Моховая, 9-11. Судьбы, события, память - страница 13



Встречать же немцев я продолжал и в послевоенном Новозыбкове. Чаще всего это бывало, когда в свои, а не Женины (мы заменяли друг друга) дни недели я был обязан раздобыть корзину ботвы для заведенного матерью поросенка. Сочней всего она вырастала у свеклы и других корнеплодов, но наш куцый городской огород отдавался прежде всего под картошку и одну-две грядки моркови и салата. Как выяснилось, с ботвой во вкусах не только поросенка, но и нас самих успешно соперничала лебеда (ее клали и в суп), и не одна огородная, где она быстро кончалась, а та, что обильно росла в оставшихся от военных бомбежек новозыбковских развалинах с затененной и влажной в любую жару землей. Больше всего их было в центре города, куда строем, на восстановление зданий, приходили под охраной и пленные немцы. Не раз, проходя мимо, я сжимал свой самоварный краник, собираясь метнуть его в кого-то из моих врагов, но… что-то невольно меня останавливало. «Нет, при конвоирах, – оправдывал я себя, – это не годится, другое дело, если бы столкнуться с гитлеровцем один на один».

И вот такой момент наконец-то настал.

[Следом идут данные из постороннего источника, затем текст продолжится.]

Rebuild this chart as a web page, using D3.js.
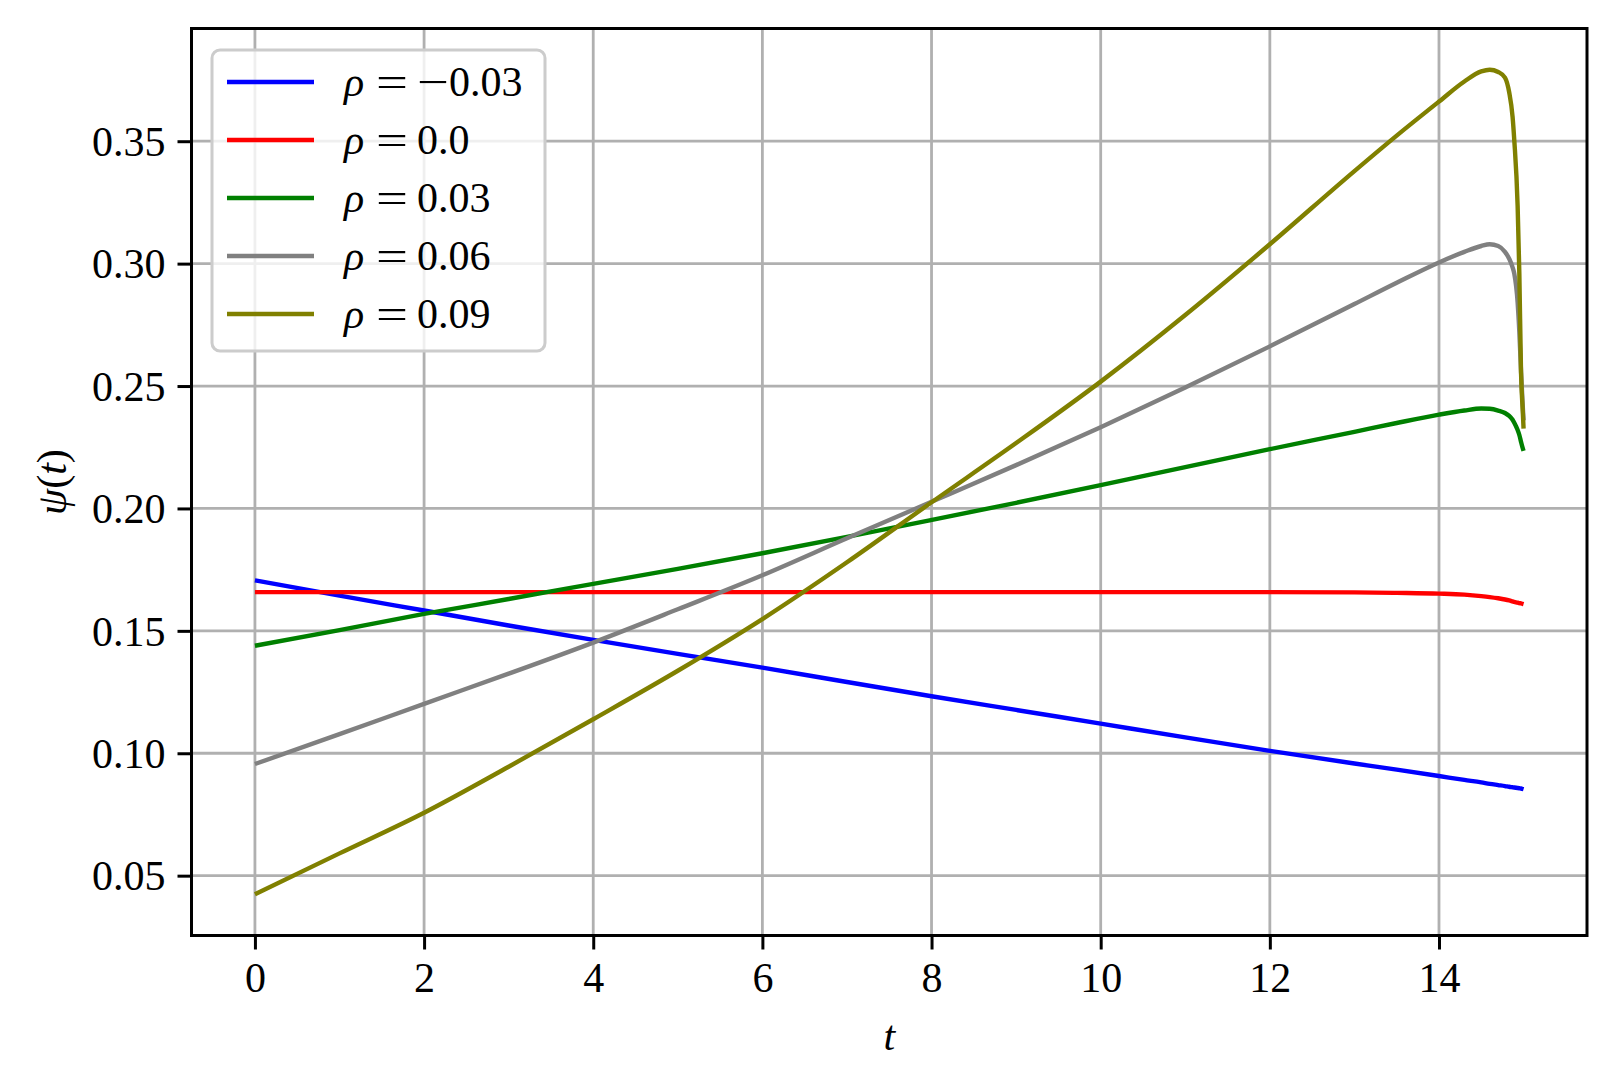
<!DOCTYPE html>
<html>
<head>
<meta charset="utf-8">
<script src="https://cdn.jsdelivr.net/npm/d3@7"></script>
<style>
  html, body { margin: 0; padding: 0; background: #fff; }
  svg { display: block; }
  text { font-family: "Liberation Serif", "DejaVu Serif", serif; fill: #000; }
</style>
</head>
<body>
<svg id="chart" width="1616" height="1085"></svg>
<script>
// ---- data ----
const tValues = [0,1,2,3,4,5,6,7,8,9,10,11,12,13,13.5,14,14.3,14.5,14.6,14.7,14.78,14.83,14.87,14.89,14.93,14.95,14.97,14.99,15];

const rhoLabels = ["\u22120.03", "0.0", "0.03", "0.06", "0.09"];
const seriesColors = ["#0000ff", "#ff0000", "#008000", "#808080", "#808000"];

const psiRhoM003 = [0.1706,0.1644,0.1583,0.1522,0.1463,0.1406,0.1350,0.1291,0.1233,0.1177,0.1121,0.1065,0.1010,0.0958,0.0933,0.0907,0.0891,0.0881,0.0875,0.0870,0.0866,0.0863,0.0861,0.0860,0.0858,0.0857,0.0856,0.0854,0.0853];
const psiRho000  = [0.1658,0.1658,0.1658,0.1658,0.1658,0.1658,0.1658,0.1658,0.1658,0.1658,0.1658,0.1658,0.1658,0.1657,0.1655,0.1652,0.1648,0.1642,0.1638,0.1633,0.1628,0.1624,0.1620,0.1618,0.1615,0.1613,0.1612,0.1610,0.1609];
const psiRho003  = [0.1439,0.1503,0.1569,0.1630,0.1692,0.1753,0.1817,0.1884,0.1953,0.2023,0.2095,0.2169,0.2242,0.2313,0.2349,0.2383,0.2400,0.2408,0.2407,0.2400,0.2390,0.2378,0.2362,0.2350,0.2320,0.2300,0.2272,0.2246,0.2235];
const psiRho006  = [0.0956,0.1078,0.1202,0.1325,0.1452,0.1588,0.1727,0.1878,0.2027,0.2177,0.2332,0.2494,0.2662,0.2835,0.2922,0.3005,0.3048,0.3072,0.3079,0.3072,0.3048,0.3020,0.2985,0.2959,0.2840,0.2720,0.2560,0.2420,0.2360];
const psiRho009  = [0.0424,0.0591,0.0757,0.0945,0.1139,0.1337,0.1548,0.1780,0.2025,0.2267,0.2518,0.2790,0.3079,0.3378,0.3523,0.3662,0.3744,0.3785,0.3792,0.3783,0.3760,0.3700,0.3600,0.3505,0.3233,0.2960,0.2555,0.2400,0.2326];

const seriesValues = [psiRhoM003, psiRho000, psiRho003, psiRho006, psiRho009];

const xTickValues = [0,2,4,6,8,10,12,14];
const yTickValues = [0.05,0.10,0.15,0.20,0.25,0.30,0.35];
const xLabel = "t";

// ---- layout ----
const svg = d3.select("#chart");
const L = 191.5, R = 1587, T = 28.5, B = 935.5;
const FS = 42;

const tMin = d3.min(tValues), tMax = d3.max(tValues);
const tPad = (tMax - tMin) * 0.05;
const allVals = seriesValues.flat();
const vMin = d3.min(allVals), vMax = d3.max(allVals);
const vPad = (vMax - vMin) * 0.05;

const x = d3.scaleLinear().domain([tMin - tPad, tMax + tPad]).range([L, R]);
const y = d3.scaleLinear().domain([vMin - vPad, vMax + vPad]).range([B, T]);

// grid
const grid = svg.append("g").attr("stroke", "#b0b0b0").attr("stroke-width", 2.8);
grid.selectAll("line.gx").data(xTickValues).enter().append("line")
  .attr("x1", d => x(d)).attr("x2", d => x(d)).attr("y1", T).attr("y2", B);
grid.selectAll("line.gy").data(yTickValues).enter().append("line")
  .attr("x1", L).attr("x2", R).attr("y1", d => y(d)).attr("y2", d => y(d));

// lines
const line = d3.line().x((d, i) => x(tValues[i])).y(d => y(d)).curve(d3.curveMonotoneX);
svg.append("clipPath").attr("id", "clip").append("rect")
  .attr("x", L).attr("y", T).attr("width", R - L).attr("height", B - T);
svg.append("g").attr("clip-path", "url(#clip)")
  .selectAll("path").data(seriesValues).enter().append("path")
  .attr("d", d => line(d))
  .attr("fill", "none")
  .attr("stroke", (d, i) => seriesColors[i])
  .attr("stroke-width", 4.4)
  .attr("stroke-linejoin", "round")
  .attr("stroke-linecap", "butt");

// axes
const xAxis = d3.axisBottom(x).tickValues(xTickValues).tickFormat(d3.format("d"))
  .tickSize(14).tickPadding(13);
const yAxis = d3.axisLeft(y).tickValues(yTickValues).tickFormat(d3.format(".2f"))
  .tickSize(14).tickPadding(12);

const gx = svg.append("g").attr("transform", `translate(0,${B})`).call(xAxis);
const gy = svg.append("g").attr("transform", `translate(${L},0)`).call(yAxis);
[gx, gy].forEach(g => {
  g.select(".domain").remove();
  g.selectAll(".tick line").attr("stroke", "#000").attr("stroke-width", 3);
  g.selectAll(".tick text").attr("font-size", FS).attr("fill", "#000")
    .style("font-family", '"Liberation Serif", serif');
});
gy.selectAll(".tick text").attr("dy", "0.34em");

// frame
svg.append("rect").attr("x", L).attr("y", T).attr("width", R - L).attr("height", B - T)
  .attr("fill", "none").attr("stroke", "#000").attr("stroke-width", 3);

// axis labels
svg.append("text").attr("x", (L + R) / 2).attr("y", 1050)
  .attr("text-anchor", "middle").attr("font-size", FS).attr("font-style", "italic").text(xLabel);

const yl = svg.append("text")
  .attr("transform", `translate(66,${(T + B) / 2}) rotate(-90)`)
  .attr("text-anchor", "middle").attr("font-size", FS);
yl.append("tspan").attr("font-style", "italic").text("\u03c8");
yl.append("tspan").text("(");
yl.append("tspan").attr("font-style", "italic").text("t");
yl.append("tspan").text(")");

// legend
const lg = svg.append("g");
lg.append("rect").attr("x", 212).attr("y", 50).attr("width", 333).attr("height", 301)
  .attr("rx", 8).attr("ry", 8)
  .attr("fill", "#ffffff").attr("fill-opacity", 0.8)
  .attr("stroke", "#cccccc").attr("stroke-width", 3);
const rowY = i => 82 + i * 58;
rhoLabels.forEach((lab, i) => {
  lg.append("line").attr("x1", 227).attr("x2", 314).attr("y1", rowY(i)).attr("y2", rowY(i))
    .attr("stroke", seriesColors[i]).attr("stroke-width", 4.4);
  const by = rowY(i) + 14;
  lg.append("text").attr("x", 344).attr("y", by).attr("font-size", FS)
    .attr("font-style", "italic").text("\u03c1");
  lg.append("text").attr("transform", `translate(392,${by}) scale(1.35,1)`)
    .attr("text-anchor", "middle").attr("font-size", FS).text("=");
  let xs = 417;
  let rest = lab;
  if (lab.startsWith("\u2212")) {
    lg.append("text").attr("transform", `translate(${xs},${by}) scale(1.35,1)`)
      .attr("font-size", FS).text("\u2212");
    xs += 32;
    rest = lab.slice(1);
  }
  lg.append("text").attr("x", xs).attr("y", by).attr("font-size", FS).text(rest);
});
</script>
</body>
</html>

Немец сделал уже несколько шагов ко мне. Я прекрасно различал его пилотку в виде опрокинутого сдавленного котелка с козырьком, изрядно поношенный, но чистый и опрятный френч с нагрудными карманами и такие же брюки («Где и когда они успевают их стирать?» – пронеслось у меня), истертые, но цельные ботинки с коротким голенищем и самую физиономию, осунувшуюся, но не истощенную и, что больше всего меня возмутило, – добродушно и как-то смущенно улыбающуюся…

Как я понял позже, ко мне приближался унтер-офицер или солдат в возрасте моего родившегося в 1902 году отца, из тех немцев, что были мобилизованы не раньше чем за полгода до окончания войны, и почти сразу попали или сдались в плен. Таких вояк мы с Женей уже без прежней ненависти встретим и в 1948–1949 годах, в том числе и в роли не торгующихся покупателей наших домашних помидоров («баклажанов»), выращенных матерью только на продажу – ради и ничтожной толики денег, собираемых ею на лечение Аркадия.

Но в минуты, которые сейчас описываю, я счел бы себя бесстыдным клятвопреступником даже за малейшее сочувствие к этой вражеской «морде». Я был обязан и был готов мстить. Вот еще пару шагов его ко мне, и он получит все и за все!..

Моя почему-то вспотевшая рука судорожно сжала краник. В ту же секунду звякнула щеколдой наша калитка, и на улицу вышла мама. тоже с какой-то зеленью в руках. Я не верил своим глазам – это была щепотка салата и. два стебля молодой лебеды, из той, что я часом ранее срезал на своих урожайных развалинах. Протянув все это «моему» немцу, которого она увидела в окно, мама услышала в ответ «Danke schon, Frau!», я же, метнувшись мимо нее, убежал в наш огород, где упал на картофельную ботву и горько заплакал.

Сдача

В этот июльский день я возвращался со своей добычей – корзинкой лебеды, судя по солнцу, не раньше шести-семи часов вечера. С утра мы с Женей нанашивали из неблизкого уличного колодца бочку воды для маминых помидор, после обеда их поливали, потом нашлось еще какое-то неотложное дело.

До дому оставалось три коротких конца по соседним улицам, как кто-то сзади крикнул:

– Эй, парнишка, постой!..

Повернувшись, я увидел военного, рукой подзывавшего меня к себе. Это был (знаки различия все дети тогда знали наизусть) капитан-пехотинец, довольно молодой и бравый, но с расстегнутым «не по уставу» воротом и без ремня на гимнастерке, что, впрочем, ничуть не уронило его в моих глазах.